Richard Burton hated this movie, calling is a “f***ing bloody, lousy, nothing film”: I must strongly disagree. Ash Wednesday paints a haunting picture of a plastic surgery hospital, with patients walking around like zombies with bandages over their heads in a last desperate bid to be young again. As Keith Baxter’s character puts it “we all simply refuse to accept reality”. One moment during the film is in which a group of patients are playing cards; reminds me of the ‘waxworks’ scene from Sunset Boulevard. Realistic or not, this whole section of the movie is eerie and effective. Even after Elizabeth Taylor has left the hospital there is this continuing sense of unease, as if she has just sold her soul to the devil; helped in part by Maurice Jarre’s music score. The movie’s theme of fading beauty is made all the more poignant since its Elizabeth Taylor of all people doing the role.

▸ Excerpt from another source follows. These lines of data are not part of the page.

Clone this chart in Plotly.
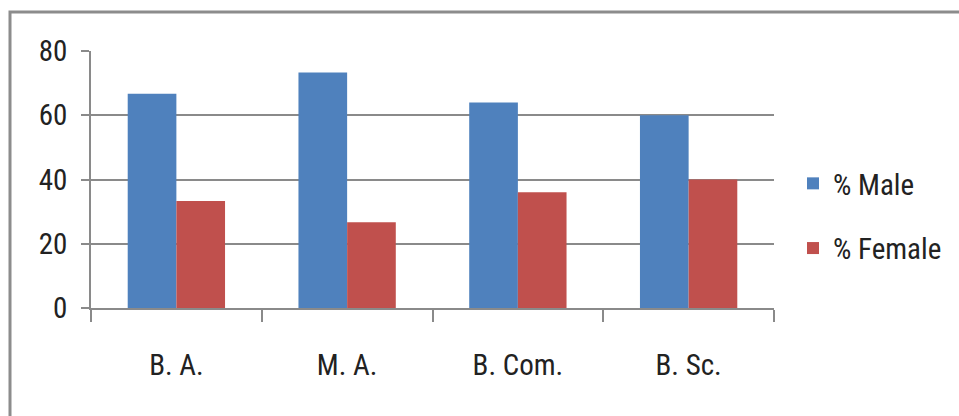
import plotly.graph_objects as go

# Course categories and the gender split (%) in each
courses = ["B. A.", "M. A.", "B. Com.", "B. Sc."]
male_pct = [66.7, 73.3, 64.0, 60.0]
female_pct = [33.3, 26.7, 36.0, 40.0]
y_ticks = [0, 20, 40, 60, 80]

W, H = 959, 416
L, R, T, B = 91, 185, 51, 108
PW, PH = W - L - R, H - T - B

FONT = "Liberation Sans Narrow, Arial Narrow, Roboto Condensed, Liberation Sans, sans-serif"
GRID = "#8a8a8a"

fig = go.Figure()
fig.add_trace(go.Bar(x=courses, y=male_pct, name="% Male",
                     marker=dict(color="#4F81BD", line=dict(width=0)),
                     legendgroup="m"))
fig.add_trace(go.Bar(x=courses, y=female_pct, name="% Female",
                     marker=dict(color="#C0504D", line=dict(width=0)),
                     legendgroup="f"))

# outer chart frame (right and bottom edges run past the page)
def px_x(p):
    return (p - L) / PW

def px_y(p):
    return (H - B - p) / PH

fig.add_shape(type="rect", xref="paper", yref="paper",
              x0=px_x(10), x1=px_x(990), y0=px_y(440), y1=px_y(12),
              line=dict(color="#8c8c8c", width=3), fillcolor="rgba(0,0,0,0)",
              layer="below")

fig.update_layout(
    width=W, height=H,
    margin=dict(l=L, r=R, t=T, b=B, pad=0, autoexpand=False),
    paper_bgcolor="white", plot_bgcolor="white",
    barmode="group", bargap=0.43, bargroupgap=0,
    font=dict(family=FONT, size=29, color="#222222"),
    legend=dict(x=px_x(793), y=px_y(158), xanchor="left", yanchor="top",
                font=dict(size=29, family=FONT), tracegroupgap=24,
                bgcolor="rgba(0,0,0,0)"),
    xaxis=dict(type="category", showgrid=False,
               showline=True, linecolor=GRID, linewidth=1.5,
               ticks="outside", tickson="boundaries", ticklen=12,
               tickcolor=GRID, tickwidth=1.5, ticklabelstandoff=30,
               tickfont=dict(size=29, family=FONT)),
    yaxis=dict(range=[0, 80], tickvals=y_ticks,
               showgrid=True, gridcolor=GRID, gridwidth=1.5,
               showline=True, linecolor=GRID, linewidth=1.5,
               ticks="outside", ticklen=8, tickcolor=GRID, tickwidth=1.5,
               ticklabelstandoff=8, zeroline=False,
               tickfont=dict(size=29, family=FONT)),
)

fig.write_html("out.html")
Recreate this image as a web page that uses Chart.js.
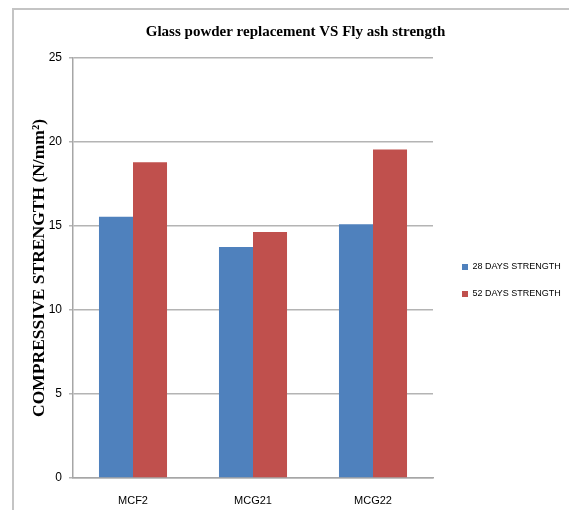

The first act of Ash Wednesday features graphic scenes of plastic surgery. Watching the film I didn’t know if they were real or just really convincing special effects. Nope, it turns out it is real footage with skin being cut open and plenty of exposed flesh in close up detail. I do wonder who is actually under the knife in this footage but it is an effectively put together sequence in which I believed Elizabeth Taylor’s character was the one undertaking plastic surgery.

The opening credits of the film feature a series of cut and paste photographs of Elizabeth Taylor and Henry Fonda in an effort to make it appear they have been a married couple as they age over the years. Fonda being much older than Taylor in real life, these series of photos feature the two at the same age periods, so a photo of Fonda in the 30’s will be cut and paste with a picture of Taylor from the 50’s. It’s not entirely convincing but is neat to look at.

What I appreciate most about Ash Wednesday is just honest the storytelling is. Taylor’s husband played by Henry Fonda simply doesn’t love her anymore, there is no sexual attraction between the two them and they don’t satisfy each other’s needs anymore; yet he doesn’t come off as a jerk getting these points across. Untimely the two learn to accept this but not without having an understanding of each other and move on with their lives.

Ash Wednesday has yet to ever see the light of day on DVD, remaining VHS only.